Turnbull now has a second amended complaint pending before Judge Koeltl’s court. Bizarrely, JPMorgan’s lawyers from Morgan Lewis asked Koeltl to redact paragraphs 67 through 70 of that complaint because the bank claims that those paragraphs contain information that is subject to attorney-client privilege from an interview it conducted with Turnbull. But what actually happened was that the bank asked Turnbull to come and sit for an interview and explain what he knew about trading on the precious metals desk. He brought his own attorney. How that gives JPMorgan an attorney-client privilege with Turnbull should have raised red flags with a federal judge. It didn’t. The request was granted and paragraphs 67 through 70 are now a big, blacked out blob.

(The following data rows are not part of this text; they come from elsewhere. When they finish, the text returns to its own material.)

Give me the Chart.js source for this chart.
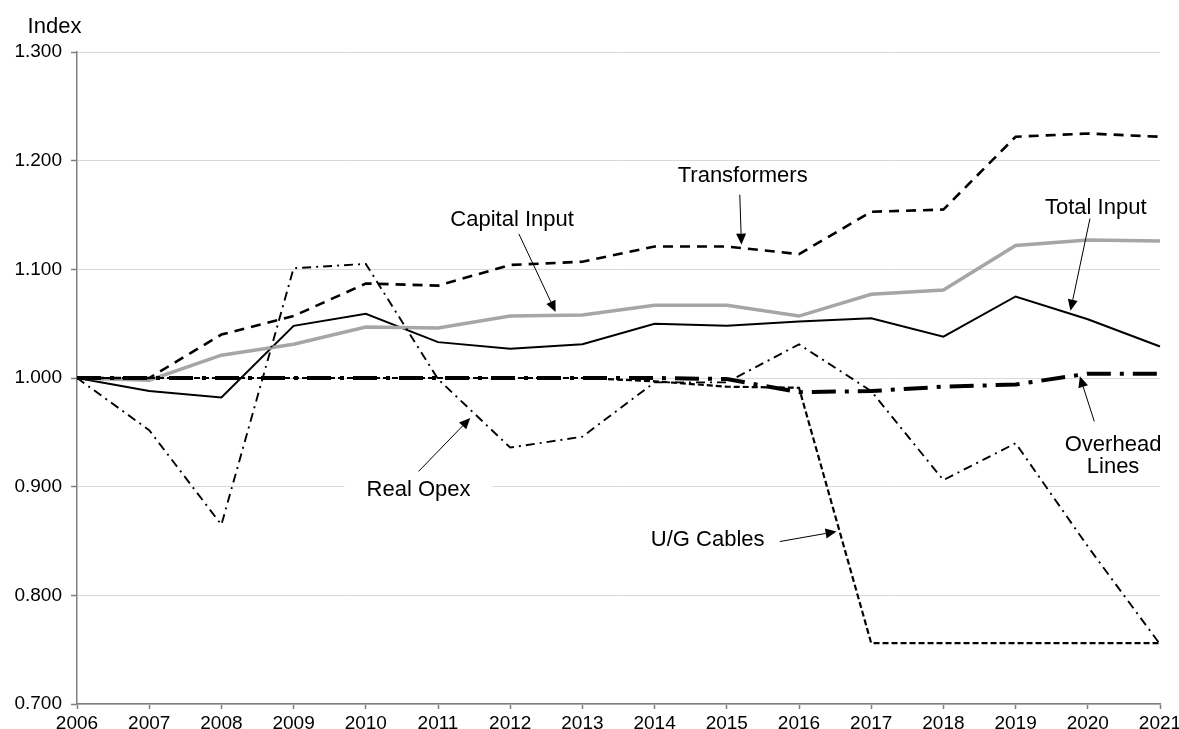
<!DOCTYPE html>
<html>
<head>
<meta charset="utf-8">
<script src="https://cdn.jsdelivr.net/npm/chart.js@4/dist/chart.umd.min.js"></script>
<style>
  html, body { margin: 0; padding: 0; background: #ffffff; }
  #wrap { width: 1179px; height: 729px; position: relative; }
</style>
</head>
<body>
<div id="wrap"><canvas id="c" width="1179" height="729"></canvas></div>
<script>
// ---- data ----
const years = ['2006','2007','2008','2009','2010','2011','2012','2013','2014','2015','2016','2017','2018','2019','2020','2021'];
const transformers = [1.000,1.000,1.040,1.057,1.087,1.085,1.104,1.107,1.121,1.121,1.114,1.153,1.155,1.222,1.225,1.222];
const capitalInput = [1.000,0.998,1.021,1.031,1.047,1.046,1.057,1.058,1.067,1.067,1.057,1.077,1.081,1.122,1.127,1.126];
const totalInput   = [1.000,0.988,0.982,1.048,1.059,1.033,1.027,1.031,1.050,1.048,1.052,1.055,1.038,1.075,1.054,1.029];
const realOpex     = [1.000,0.952,0.865,1.101,1.105,0.999,0.936,0.946,0.996,0.996,1.031,0.988,0.906,0.940,0.845,0.755];
const overheadLines= [1.000,1.000,1.000,1.000,1.000,1.000,1.000,1.000,1.000,0.999,0.987,0.988,0.992,0.994,1.004,1.004];
const ugCables     = [1.000,1.000,1.000,1.000,1.000,1.000,1.000,1.000,0.997,0.992,0.991,0.756,0.756,0.756,0.756,0.756];
const yTicks = [0.7,0.8,0.9,1.0,1.1,1.2,1.3];

const FONT = "'Liberation Sans', Arial, Helvetica, sans-serif";

// annotation labels: text lines, label centre and arrow (in data coordinates: category index, value)
const annotations = [
  { lines:['Transformers'], x:9.22, y:1.1863, from:[9.18,1.1687], to:[9.203,1.1227] },
  { lines:['Capital Input'], x:6.026, y:1.1451, from:[6.12,1.1326], to:[6.629,1.0608] },
  { lines:['Total Input'], x:14.11, y:1.1568, from:[14.03,1.1467], to:[13.76,1.062] },
  { lines:['Real Opex'], x:4.73, y:0.8972, from:[4.73,0.914], to:[5.447,0.9632], bg:true },
  { lines:['U/G Cables'], x:8.735, y:0.8511, from:[9.734,0.8495], to:[10.52,0.8587] },
  { lines:['Overhead','Lines'], x:14.35, y:0.9386, from:[14.09,0.96], to:[13.89,1.0015] }
];

const annotationPlugin = {
  id: 'annot',
  beforeDatasetsDraw(chart) {
    const ctx = chart.ctx, xs = chart.scales.x, ys = chart.scales.y;
    ctx.save();
    ctx.font = '22px ' + FONT;
    annotations.forEach(a => {
      if (!a.bg) return;
      const cx = xs.getPixelForValue(a.x), cy = ys.getPixelForValue(a.y);
      const w = Math.max(...a.lines.map(t => ctx.measureText(t).width));
      ctx.fillStyle = '#ffffff';
      ctx.fillRect(cx - w/2 - 22, cy - 14, w + 44, 28);
    });
    ctx.restore();
  },
  afterDatasetsDraw(chart) {
    const ctx = chart.ctx, xs = chart.scales.x, ys = chart.scales.y;
    ctx.save();
    ctx.font = '22px ' + FONT;
    ctx.fillStyle = '#000000';
    ctx.textAlign = 'center';
    ctx.textBaseline = 'middle';
    annotations.forEach(a => {
      const cx = xs.getPixelForValue(a.x), cy = ys.getPixelForValue(a.y);
      a.lines.forEach((t, i) => ctx.fillText(t, cx, cy + i * 22));
      const x1 = xs.getPixelForValue(a.from[0]), y1 = ys.getPixelForValue(a.from[1]);
      const x2 = xs.getPixelForValue(a.to[0]), y2 = ys.getPixelForValue(a.to[1]);
      const ang = Math.atan2(y2 - y1, x2 - x1);
      const hl = 11, hw = 5;
      ctx.strokeStyle = '#000000';
      ctx.lineWidth = 1;
      ctx.beginPath();
      ctx.moveTo(x1, y1);
      ctx.lineTo(x2 - hl * Math.cos(ang), y2 - hl * Math.sin(ang));
      ctx.stroke();
      ctx.beginPath();
      ctx.moveTo(x2, y2);
      ctx.lineTo(x2 - hl*Math.cos(ang) + hw*Math.sin(ang), y2 - hl*Math.sin(ang) - hw*Math.cos(ang));
      ctx.lineTo(x2 - hl*Math.cos(ang) - hw*Math.sin(ang), y2 - hl*Math.sin(ang) + hw*Math.cos(ang));
      ctx.closePath();
      ctx.fill();
    });
    // axis title
    ctx.font = '22px ' + FONT;
    ctx.textAlign = 'center';
    ctx.textBaseline = 'middle';
    ctx.fillText('Index', 54.5, 27);
    ctx.restore();
  }
};

const mk = (label, data, color, width, dash) => ({
  label, data, borderColor: color, backgroundColor: color, borderWidth: width,
  borderDash: dash, pointRadius: 0, tension: 0, fill: false,
  borderCapStyle: 'butt', borderJoinStyle: 'miter'
});

new Chart(document.getElementById('c'), {
  type: 'line',
  data: {
    labels: years,
    datasets: [
      mk('Real Opex', realOpex, '#000000', 1.9, [9, 5, 2, 5]),
      mk('U/G Cables', ugCables, '#000000', 2.2, [6, 3]),
      mk('Overhead Lines', overheadLines, '#000000', 4, [24, 9, 4, 9]),
      mk('Transformers', transformers, '#000000', 2.6, [10, 7]),
      mk('Capital Input', capitalInput, '#a6a6a6', 3.5, []),
      mk('Total Input', totalInput, '#000000', 2, [])
    ]
  },
  options: {
    responsive: false,
    animation: false,
    devicePixelRatio: 1,
    layout: { padding: { top: 52, left: 0, right: 0, bottom: 0 } },
    plugins: { legend: { display: false }, tooltip: { enabled: false }, title: { display: false } },
    scales: {
      x: {
        type: 'category',
        offset: false,
        grid: { display: true, drawOnChartArea: false, drawTicks: true, tickLength: 5, tickColor: '#7f7f7f', tickWidth: 1.5 },
        border: { display: true, color: '#7f7f7f', width: 1.5 },
        ticks: { color: '#000000', font: { family: FONT, size: 19 }, padding: 3, maxRotation: 0, autoSkip: false },
        afterFit(s) { s.height = 25; s.paddingRight = 19; s.paddingLeft = 0; }
      },
      y: {
        min: 0.7, max: 1.3,
        afterBuildTicks(s) { s.ticks = yTicks.map(v => ({ value: v })); },
        grid: { color: '#d9d9d9', lineWidth: 1, drawTicks: true, tickLength: 6, tickColor: '#7f7f7f', tickWidth: 1.5 },
        border: { display: true, color: '#7f7f7f', width: 1.5 },
        ticks: { color: '#000000', font: { family: FONT, size: 19 }, padding: 9,
                 callback: v => Number(v).toFixed(3) },
        afterFit(s) { s.width = 77; }
      }
    }
  },
  plugins: [annotationPlugin]
});
</script>
</body>
</html>
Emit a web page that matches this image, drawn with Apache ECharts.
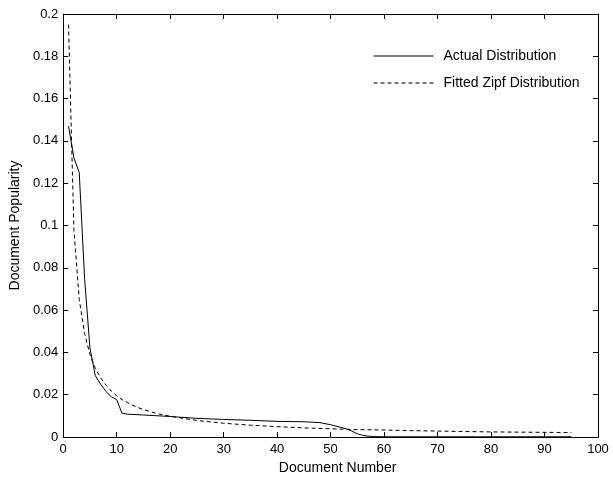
<!DOCTYPE html>
<html><head><meta charset="utf-8">
<script src="https://cdn.jsdelivr.net/npm/echarts@6/dist/echarts.min.js"></script>
<style>html,body{margin:0;padding:0;background:#fff}#c{width:613px;height:482px}</style>
</head><body><div id="c"></div>
<script>
var actualX = [1,2,3,4,5,6,7,8,9,10,11,12,15,20,25,30,35,40,45,48,50,52,53,54,55,56,57,58,60,70,80,95];
var actualY = [0.147,0.132,0.125,0.075,0.042,0.029,0.025,0.0215,0.019,0.0177,0.0112,0.0108,0.0104,0.0097,0.0088,0.0083,0.0079,0.0074,0.0072,0.0068,0.0058,0.0045,0.0038,0.0028,0.0015,0.0008,0.0004,0.0002,0.0001,0.0001,0.0001,0.0001];
var zipfX = [1,2,3,4,5,6,7,8,9,10,11,12,13,14,15,16,17,18,19,20,25,30,35,40,45,50,55,60,65,70,75,80,85,90,95];
var zipfY = [0.195,0.098,0.065,0.049,0.039,0.0325,0.028,0.0245,0.0217,0.0195,0.0177,0.0163,0.015,0.0139,0.013,0.0122,0.0115,0.0108,0.0103,0.0098,0.0078,0.0065,0.0056,0.0049,0.0043,0.0039,0.0035,0.0033,0.003,0.0028,0.0026,0.0024,0.0023,0.0022,0.0021];
var seriesNames = ['Actual Distribution','Fitted Zipf Distribution'];

function pairs(xs, ys){ return xs.map(function(x,i){return [x, ys[i]];}); }
var font = 'Liberation Sans, Arial, Helvetica, sans-serif';
var axisCommon = {
  axisLine:{show:true,onZero:false,lineStyle:{color:'#000',width:1}},
  axisTick:{show:true,inside:true,length:5,lineStyle:{color:'#000'}},
  splitLine:{show:false}
};
var chart = echarts.init(document.getElementById('c'), null, {renderer:'canvas'});
chart.setOption({
  animation:false,
  backgroundColor:'#fff',
  grid:{left:61,right:15,top:14,bottom:45},
  legend:{
    orient:'vertical', left:368, top:44, itemWidth:60, itemHeight:14, itemGap:13,
    itemStyle:{opacity:0,borderWidth:0},
    lineStyle:{width:1},
    textStyle:{fontFamily:font,fontSize:14,color:'#000',padding:[0,0,0,5]},
    data:seriesNames
  },
  xAxis:[
    Object.assign({type:'value',min:0,max:100,interval:10,position:'bottom',
      name:'Document Number',nameLocation:'middle',nameGap:20,
      nameTextStyle:{fontFamily:font,fontSize:14,color:'#000',padding:[0,0,0,14]},
      axisLabel:{fontFamily:font,fontSize:13,color:'#000',margin:6}}, axisCommon),
    Object.assign({type:'value',min:0,max:100,interval:10,position:'top',
      axisLabel:{show:false}}, axisCommon)
  ],
  yAxis:[
    Object.assign({type:'value',min:0,max:0.2,interval:0.02,position:'left',
      name:'Document Popularity',nameLocation:'middle',nameGap:40,
      nameTextStyle:{fontFamily:font,fontSize:14,color:'#000'},
      axisLabel:{fontFamily:font,fontSize:13,color:'#000',margin:5}}, axisCommon),
    Object.assign({type:'value',min:0,max:0.2,interval:0.02,position:'right',
      axisLabel:{show:false}}, axisCommon)
  ],
  series:[
    {name:seriesNames[0],type:'line',data:pairs(actualX,actualY),showSymbol:false,symbol:'none',
      lineStyle:{color:'#000',width:1,type:'solid'},itemStyle:{color:'#000'}},
    {name:seriesNames[1],type:'line',data:pairs(zipfX,zipfY),showSymbol:false,symbol:'none',
      lineStyle:{color:'#000',width:1,type:[4,3]},itemStyle:{color:'#000'}}
  ]
});
</script></body></html>
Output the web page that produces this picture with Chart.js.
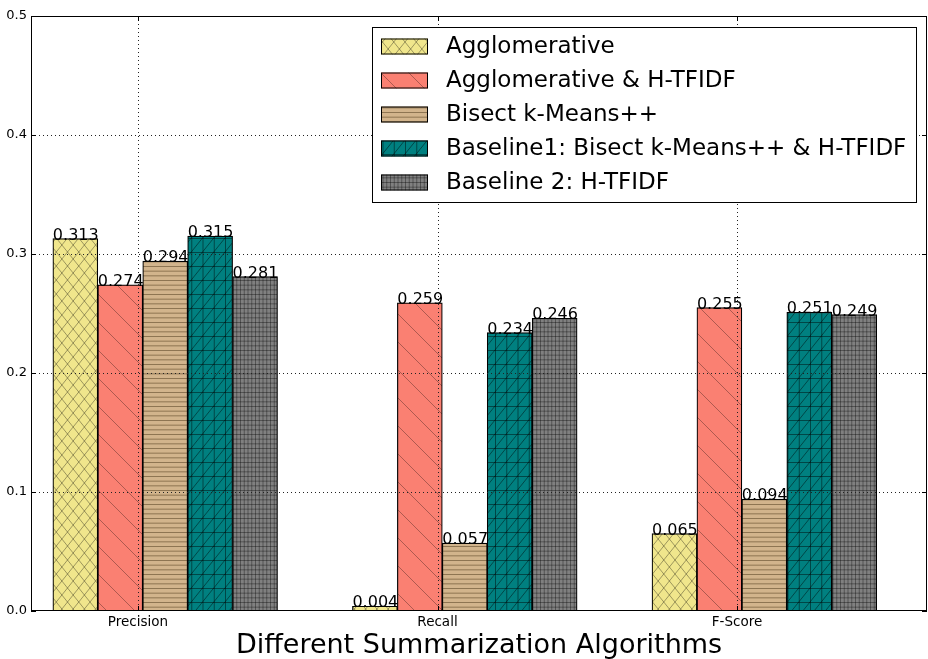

And in a perfect segue way, along comes the federal lawsuit brought by Shaquala Williams against JPMorgan Chase, also in the Southern District of New York under Judge Jed Rakoff. Williams tells the court in her complaint that JPMorgan Chase did not fulfill its promise under a deferred prosecution agreement to cooperate with the Justice Department – something that Judge Koeltl in the Turnbull case finds “implausible” to believe.
Williams is a financial crimes compliance professional with more than a decade of experience at multiple global banks. Part of Williams’ role at JPMorgan Chase was to make sure that the bank was in compliance with a non-prosecution agreement the bank had signed with the Justice Department in 2016.
The Justice Department had charged in 2016 that JPMorgan’s Asia subsidiary had engaged in quid pro quo agreements with Chinese officials to obtain investment-banking business and had falsified internal documents to cover up the activities. The quid pro quo agreements resulted in the bank putting the children of high Chinese government officials on its payroll in order to further its business interests in China.
In exchange for avoiding prosecution, the Justice Department required JPMorgan to create compliance controls around third-party payments. Williams alleges, among numerous other serious charges, that the so-called third-party payment controls were a sham and that when she blew the whistle to her superiors at the bank, the bank retaliated against her by firing her in October 2019.
The case is Shaquala Williams v JPMorgan Chase, Case Number 1:21-cv-09326, which was filed last November. Very conveniently, Morgan Lewis is representing JPMorgan Chase in this case as well as in the Turnbull case.